We are vitally committed to community dynamics that encourage deep personal relationships and a high level of vulnerability and accountability. Our deepest relationships are developed in small groups. For us, this also dictates that we make time in our Sunday morning worship setting each week for God to speak "to the body through the body." The contributions that come in that setting can be prophetic utterance, prayers, exhortations, or even short teachings ( see I Corinthians 14:26). We also try to make an element of our preaching "participatory" at some level, mixing in personal testimonies and practical examples of the truths we are communicating when we can.
As for evangelism, we are endeavoring to create a missional culture so that our members are seeking to incarnate the gospel where they live and work.

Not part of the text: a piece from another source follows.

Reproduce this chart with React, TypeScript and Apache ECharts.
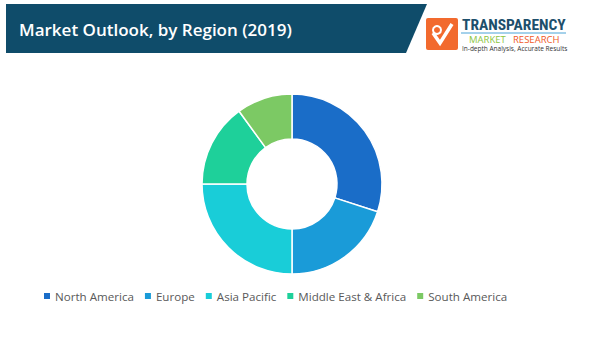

As a corporate expression of evangelism, we have had outdoor services in a local park, we support local city wide events as a ready made service group that civic planners can rely on (for managing traffic flow, providing refreshments, and filling in wherever volunteers are needed.) This creates frequent opportunities to interact with others in the business and residential communities that surround us. Our offices are in the downtown historic district of Norcross so we are more "present" in the center of civic life than are other churches which are located in more peripheral areas of the city. We also have folks that participate in weekly Karaoke sessions at a local coffee shop, in play writing classes, art clubs and a local theater group. These are some of our corporate missional contexts unique to the historic city center we are part of.
What are some examples of God's grace that you have seen in your life and/or the life of your church?
In the past I had the blessing of leading a mission effort in Bosnia before, during and after the war that lasted form 1992-1996. Seeing churches planted, a bible school established, a drug rehab center started, several generations of pastoral leaders produced and a denomination well established was an amazing experience that spanned twenty years of ministry. In our current effort, being commissioned by the Atlanta Vineyard and funded for eight full months to start a church that will not be a Vineyard Movement congregation was an amazing grace! To have the joy late in my career of pastoring in a church plant with one of my four sons is icing on the cake and a great grace from God!